Rob Parry

Asian Dub Foundation at Liverpool Philharmonic: A Review

Asian Dub Foundation are currently touring with their live score of THX-1138, George Lucas’ first film. It’s clear from the other two films ADF (much less of a mouthful) have chosen to re-score, La Haine and The Battle of Algiers, which deal with topics such as racism, state brutality and imperialism, that they see re-scoring as a way of showing that a film’s themes continue to be relevant. Although THX 1138 is less directly political than these last two films, its vision of a society controlled by state surveillance whose citizens are treated as an expendable workforce has obvious resonance to the point where there’s a danger of it becoming a bit unsubtle – fortunately, ADF doesn’t hammer the point home, trusting the audience to draw the parallels themselves.


The line-up of ADF seems to be fairly fluid – Wikipedia lists thirteen members past and present, the most I could find simultaneously onstage was seven, their official website gives a current line-up of six (including one who wasn’t on Wikipedia’s list) and there was a comparatively lean four-piece playing at the Philharmonic. The newest of these was flautist Nathan “Flutebox” Lee, so named because he beatboxes into a flute. I don’t like to think of myself as musically conservative, but I’m still trying to get my head around that. I don’t even feel comfortable typing a phrase as baldly descriptive as “he beatboxes into a flute”, because I assume that the idea is so essentially ridiculous that I have to be saying it contemptuously – “he beatboxes, into a flute”. This is, of course, sloppy of me, projecting my own prejudices onto somebody else’s music. There’s obvious potential for an idea like fluteboxing to be gimmicky, but in this case, it’s weaved into the score in a way that makes sense – never for the sheer novelty of it, but as a way of injecting a spike of aggression into a scene. It helps that Lee’s an excellent flautist whether or not he’s beatboxing, adding an organic element to the score that works surprisingly well considering the oppressively clean, Apple-store aesthetic of the film’s setting.

The film itself has gained a strong following since it was first released, especially amongst musicians – Nine Inch Nails and Gang Starr are two other groups who’ve paid tribute to it – and it’s easy to see why. The design is excellent, especially considering the budget – the police androids are properly scary – and Lalo Schifrin’s original score is well worth a listen, often for completely different reasons to ADF’s. It was, however, a little tough to follow, often for the same reasons I found it so visually striking. The lion’s share of characters wear white jumpsuits and number one haircuts and the film’s second act takes place in a featureless void. There were quite a few points where I didn’t realise that I was following the same character over different scenes though I suppose it’s debatable whether that’s a reflection of the film’s design or my attention span.

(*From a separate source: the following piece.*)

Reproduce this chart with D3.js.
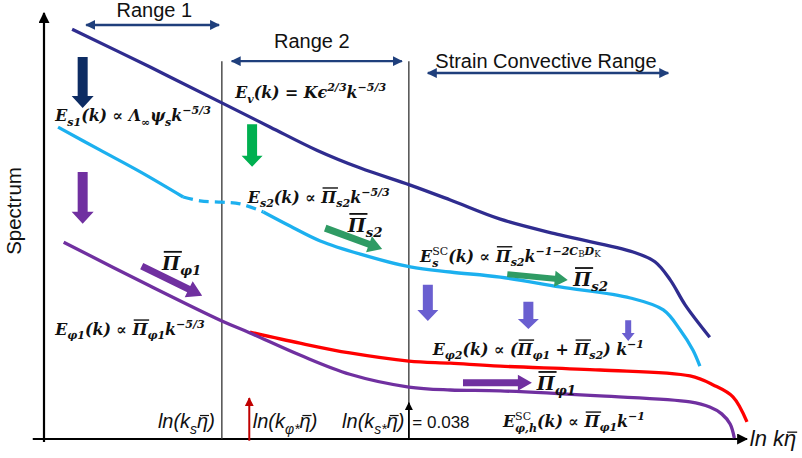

Thankfully, even in the film’s less coherent moments ADF’s score holds the whole thing together. The score draws on a variety of styles from throughout their career, from slow, moody trip-hop in the opening minutes to glitchy industrial in the mind-lock scene below to the blistering rush of drum and bass in the climactic chase sequence (If this screening proves one thing at all it’s that in the future, ADF will be the perfect music for car chases . As far as I can tell none of the Wipeout games have had them on their soundtrack, and that’s kind of bullshit). It works exactly as a film score should – it pulls you into the film, and drives everything forward on a wave of momentum. This performance was a success in two ways, a chance to see both a fascinating, if occasionally bewildering, film and a group still producing sharp, compelling material in their twentieth year.